After six straw polls, the U.N. Security Council has endorsed a candidate for secretary-general: Portuguese politician Antonio Guterres.
"Guterres is well known in the U.N. system," as NPR's Michele Kelemen tells our Newscast unit. Until late 2015, Guterres served as the U.N. high commissioner for refugees, where he led worldwide efforts to help refugees for 10 years.
The Security Council ultimately came together on this pick after a process that was sometimes controversial. "At a time when the Security Council is divided, it was surprising to see all the ambassadors stand together as Russia's Vitaly Churkin, this month's president, announced the news," Michele says.
Guterres was not everyone's first pick, for different reasons. "Some activists had been campaigning to get a woman at the helm of the U.N.," Michele says. As she has reported, half of the candidates were women, including "a Bulgarian who heads the U.N.'s cultural organization, Argentina's foreign minister, a New Zealander who runs the U.N.'s development program and a Costa Rican woman who led successful international climate negotiations." Bulgarian economist Kristalina Georgieva was a latecomer to the race.

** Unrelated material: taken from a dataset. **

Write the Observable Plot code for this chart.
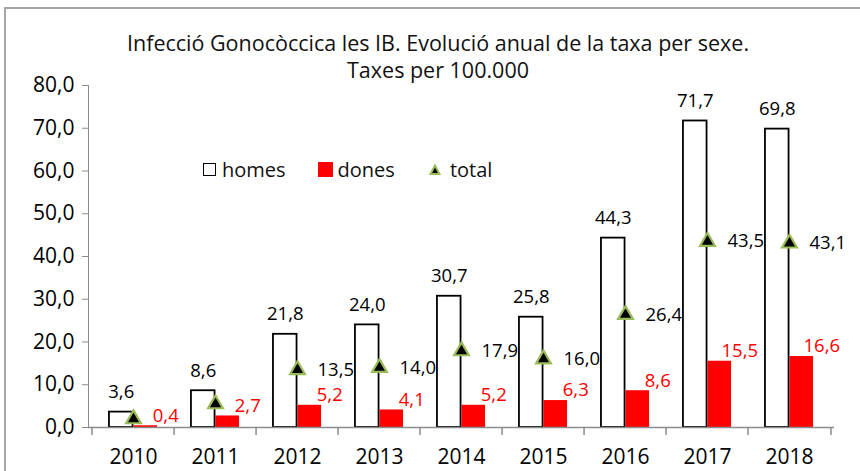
<!DOCTYPE html>
<html>
<head>
<meta charset="utf-8">
<script src="https://cdn.jsdelivr.net/npm/d3@7"></script>
<script src="https://cdn.jsdelivr.net/npm/@observablehq/plot@0.6"></script>
<style>
  html, body { margin: 0; padding: 0; background: #fff; }
  #wrap { position: relative; width: 860px; height: 471px; overflow: hidden; font-family: "Open Sans", sans-serif; }
  #frame { position: absolute; left: 4px; top: 7px; width: 900px; height: 520px; border: 2px solid #a6a6a6; box-sizing: border-box; }
  #title { position: absolute; left: 8px; top: 29px; width: 860px; text-align: center; font-size: 21.5px; line-height: 27px; color: #111; }
  #chart { position: absolute; left: 0; top: 0; }
  #chart svg [aria-label="y-axis tick label"] text, #chart svg [aria-label="x-axis tick label"] text { fill: #000; }
</style>
</head>
<body>
<div id="wrap">
  <div id="frame"></div>
  <div id="chart"></div>
  <div id="title">Infecció Gonocòccica les IB. Evolució anual de la taxa per sexe.<br>Taxes per 100.000</div>
</div>
<script>
const years = ["2010", "2011", "2012", "2013", "2014", "2015", "2016", "2017", "2018"];
const homes = [3.6, 8.6, 21.8, 24.0, 30.7, 25.8, 44.3, 71.7, 69.8];
const dones = [0.4, 2.7, 5.2, 4.1, 5.2, 6.3, 8.6, 15.5, 16.6];
const total = [2.0, 5.5, 13.5, 14.0, 17.9, 16.0, 26.4, 43.5, 43.1];
const totalLabelled = [false, false, true, true, true, true, true, true, true];
const yTicks = [0, 10, 20, 30, 40, 50, 60, 70, 80];

const data = years.map((year, i) => ({year, homes: homes[i], dones: dones[i], total: total[i], showTotal: totalLabelled[i]}));
const fmt = v => v.toFixed(1).replace(".", ",");

const W = 860, H = 471;
const bw = (834 - 88) / years.length; // band width in px
const half = bw / 2;
const barW = 24.5;

const plot = Plot.plot({
  width: W,
  height: H,
  marginLeft: 88,
  marginRight: 26,
  marginTop: 85,
  marginBottom: 44,
  style: { fontFamily: "Open Sans, sans-serif", fontSize: "21px", color: "#8c8c8c", background: "transparent", overflow: "visible" },
  x: { type: "band", domain: years, padding: 0, label: null, tickSize: 0, tickPadding: 22 },
  y: { domain: [0, 80], ticks: yTicks, tickFormat: fmt, label: null, tickSize: 6, tickPadding: 8, line: true },
  marks: [
    // bars
    Plot.barY(data, { x: "year", y: "homes", fill: "white", stroke: "black", strokeWidth: 1.8, insetLeft: half - barW, insetRight: half }),
    Plot.barY(data, { x: "year", y: "dones", fill: "#ff0000", insetLeft: half, insetRight: half - barW }),
    // x axis line and category ticks
    Plot.ruleY([0], { stroke: "#8c8c8c", strokeWidth: 1.5 }),
    Plot.ruleX(years, { x: d => d, dx: -half, y1: 0, y2: 0, insetBottom: -8, stroke: "#8c8c8c", strokeWidth: 1.5 }),
    Plot.ruleX(years.slice(-1), { x: d => d, dx: half, y1: 0, y2: 0, insetBottom: -8, stroke: "#8c8c8c", strokeWidth: 1.5 }),
    // total markers
    Plot.dot(data, { x: "year", y: "total", symbol: "triangle", r: 5.5, fill: "black", stroke: "#9bbb59", strokeWidth: 2.2 }),
    // labels
    Plot.text(data, { x: "year", y: "homes", text: d => fmt(d.homes), dx: -barW / 2, dy: -20, fill: "black", fontSize: 18.5 }),
    Plot.text(data, { x: "year", y: "dones", text: d => fmt(d.dones), dx: barW / 2 + 20, dy: -10, fill: "#ff0000", fontSize: 18.5 }),
    Plot.text(data.filter(d => d.showTotal), { x: "year", y: "total", text: d => fmt(d.total), dx: 20, textAnchor: "start", fill: "black", fontSize: 18.5 })
  ]
});
document.getElementById("chart").appendChild(plot);

// legend inside plot area (as HTML overlay)
const legend = document.createElement("div");
legend.style.cssText = "position:absolute;left:203px;top:156px;display:flex;align-items:center;font-size:20px;color:#111;";
legend.innerHTML =
  '<span style="display:inline-block;width:11px;height:11px;border:1.5px solid #000;margin-right:6px"></span><span style="margin-right:32px">homes</span>' +
  '<span style="display:inline-block;width:15px;height:15px;background:#ff0000;margin-right:5px"></span><span style="margin-right:34px">dones</span>' +
  '<svg width="12" height="12" style="margin-right:9px"><path d="M6,1.5 L10.5,10 L1.5,10 Z" fill="#000" stroke="#9bbb59" stroke-width="2"/></svg><span>total</span>';
document.getElementById("wrap").appendChild(legend);
</script>
</body>
</html>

At the same time, Russia has been advocating that it is Eastern Europe's turn to hold the position. As the Associated Press explains, "By tradition, the job of secretary-general has rotated among regions," and an Eastern European person has never held the post.

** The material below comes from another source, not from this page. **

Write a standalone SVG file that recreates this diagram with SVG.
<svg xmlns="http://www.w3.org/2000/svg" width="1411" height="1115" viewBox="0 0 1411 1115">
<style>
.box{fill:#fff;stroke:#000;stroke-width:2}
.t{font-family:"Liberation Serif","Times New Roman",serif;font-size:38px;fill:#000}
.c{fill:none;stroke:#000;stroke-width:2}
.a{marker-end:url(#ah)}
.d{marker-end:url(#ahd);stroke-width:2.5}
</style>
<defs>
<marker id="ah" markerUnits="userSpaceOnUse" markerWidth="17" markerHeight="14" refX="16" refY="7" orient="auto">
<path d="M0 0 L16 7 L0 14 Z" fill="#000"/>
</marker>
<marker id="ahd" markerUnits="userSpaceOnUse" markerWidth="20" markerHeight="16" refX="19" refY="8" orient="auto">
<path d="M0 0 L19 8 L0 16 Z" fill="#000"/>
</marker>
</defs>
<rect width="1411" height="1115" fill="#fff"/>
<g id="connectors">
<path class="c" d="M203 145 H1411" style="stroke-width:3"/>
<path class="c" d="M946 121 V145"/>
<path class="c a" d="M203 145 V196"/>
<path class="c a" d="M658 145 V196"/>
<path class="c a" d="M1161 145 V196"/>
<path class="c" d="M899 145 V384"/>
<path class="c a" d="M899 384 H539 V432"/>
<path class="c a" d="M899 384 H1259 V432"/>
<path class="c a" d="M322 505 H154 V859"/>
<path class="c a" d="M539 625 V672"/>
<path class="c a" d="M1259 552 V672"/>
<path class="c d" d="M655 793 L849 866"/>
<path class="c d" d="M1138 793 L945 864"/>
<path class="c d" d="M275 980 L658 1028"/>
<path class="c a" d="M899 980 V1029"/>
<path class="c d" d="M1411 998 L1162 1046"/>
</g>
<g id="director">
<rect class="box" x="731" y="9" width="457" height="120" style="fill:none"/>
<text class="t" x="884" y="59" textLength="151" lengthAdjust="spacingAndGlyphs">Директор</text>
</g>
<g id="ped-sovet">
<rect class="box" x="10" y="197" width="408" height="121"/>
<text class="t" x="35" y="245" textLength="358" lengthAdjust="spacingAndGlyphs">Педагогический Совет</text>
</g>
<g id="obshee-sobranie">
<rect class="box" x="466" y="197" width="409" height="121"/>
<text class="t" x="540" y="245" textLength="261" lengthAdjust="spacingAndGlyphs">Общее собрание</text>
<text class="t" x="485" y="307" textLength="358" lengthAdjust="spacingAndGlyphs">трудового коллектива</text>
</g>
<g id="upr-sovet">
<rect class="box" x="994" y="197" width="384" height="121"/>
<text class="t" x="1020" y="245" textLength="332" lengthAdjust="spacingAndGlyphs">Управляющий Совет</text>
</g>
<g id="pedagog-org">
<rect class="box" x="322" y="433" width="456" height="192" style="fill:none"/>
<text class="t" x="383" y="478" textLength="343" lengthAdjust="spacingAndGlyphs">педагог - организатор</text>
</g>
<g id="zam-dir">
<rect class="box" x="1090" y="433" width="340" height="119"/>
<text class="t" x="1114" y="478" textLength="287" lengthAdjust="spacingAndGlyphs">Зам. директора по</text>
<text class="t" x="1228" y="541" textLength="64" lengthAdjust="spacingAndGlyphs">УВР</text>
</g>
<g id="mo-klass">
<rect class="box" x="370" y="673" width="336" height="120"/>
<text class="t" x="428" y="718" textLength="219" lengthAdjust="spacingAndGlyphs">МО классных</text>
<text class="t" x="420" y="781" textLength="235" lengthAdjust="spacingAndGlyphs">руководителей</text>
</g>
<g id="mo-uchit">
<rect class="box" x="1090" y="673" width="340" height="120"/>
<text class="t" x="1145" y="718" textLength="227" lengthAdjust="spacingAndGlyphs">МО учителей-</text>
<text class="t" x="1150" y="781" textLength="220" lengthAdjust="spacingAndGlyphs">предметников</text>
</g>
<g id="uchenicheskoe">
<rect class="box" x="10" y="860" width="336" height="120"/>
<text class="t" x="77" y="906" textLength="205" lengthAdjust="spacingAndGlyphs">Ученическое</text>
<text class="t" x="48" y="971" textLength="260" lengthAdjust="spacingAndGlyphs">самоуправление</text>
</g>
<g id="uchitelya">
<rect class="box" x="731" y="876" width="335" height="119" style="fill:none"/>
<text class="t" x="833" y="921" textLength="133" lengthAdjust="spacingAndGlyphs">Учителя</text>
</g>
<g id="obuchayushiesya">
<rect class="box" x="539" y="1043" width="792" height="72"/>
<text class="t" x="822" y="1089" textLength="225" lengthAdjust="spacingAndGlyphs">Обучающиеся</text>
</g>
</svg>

Also, Michele reports that activists had pushed for a more transparent process that would involve countries beyond the 15 members of the Security Council.

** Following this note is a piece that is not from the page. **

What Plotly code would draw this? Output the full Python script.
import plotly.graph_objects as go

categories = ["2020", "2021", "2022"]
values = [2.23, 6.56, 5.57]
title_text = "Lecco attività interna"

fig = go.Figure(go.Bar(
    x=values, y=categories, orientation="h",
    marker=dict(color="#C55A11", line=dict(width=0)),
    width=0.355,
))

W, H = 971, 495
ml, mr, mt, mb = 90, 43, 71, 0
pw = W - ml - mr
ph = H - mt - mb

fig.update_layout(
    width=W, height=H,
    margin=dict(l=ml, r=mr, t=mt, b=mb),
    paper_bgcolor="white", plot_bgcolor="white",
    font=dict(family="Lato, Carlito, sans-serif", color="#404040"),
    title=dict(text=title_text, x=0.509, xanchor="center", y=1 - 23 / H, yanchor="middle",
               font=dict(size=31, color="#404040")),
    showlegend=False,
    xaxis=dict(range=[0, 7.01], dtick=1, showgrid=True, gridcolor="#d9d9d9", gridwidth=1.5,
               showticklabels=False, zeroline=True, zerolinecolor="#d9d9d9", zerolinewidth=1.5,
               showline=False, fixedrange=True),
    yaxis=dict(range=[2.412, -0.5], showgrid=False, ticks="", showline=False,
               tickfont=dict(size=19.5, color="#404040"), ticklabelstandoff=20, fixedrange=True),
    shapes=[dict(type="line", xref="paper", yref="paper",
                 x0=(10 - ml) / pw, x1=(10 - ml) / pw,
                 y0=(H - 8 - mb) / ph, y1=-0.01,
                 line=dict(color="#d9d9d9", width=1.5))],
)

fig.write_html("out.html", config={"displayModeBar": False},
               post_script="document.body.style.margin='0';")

However, Guterres ultimately came out ahead in every Security Council straw poll, as Michele reports.
The Security Council's pick is expected to be approved by the General Assembly. Guterres would replace Ban Ki-moon, who will wrap up his second five-year term at the end of the year.
Guterres, who has also served as Portugal's prime minister, spoke with Morning Edition as he was finishing his role as head of the U.N. refugee agency late last year.
During that conversation, he reflected on a world that has changed — that "has lost a lot of its capacity to prevent conflicts and to timely solve them, and the humanitarian consequences of that are catastrophic."
As Guterres put it, "We live in a world now where people that start conflicts or terrorize their own populations ... believe that they can get out of it without any problem. So obviously, with power relations that are less clear, the rules of the game become also less clear, and things just happen in a way nobody predicts."
In that landscape, he is expected to be approved as the world's top diplomat.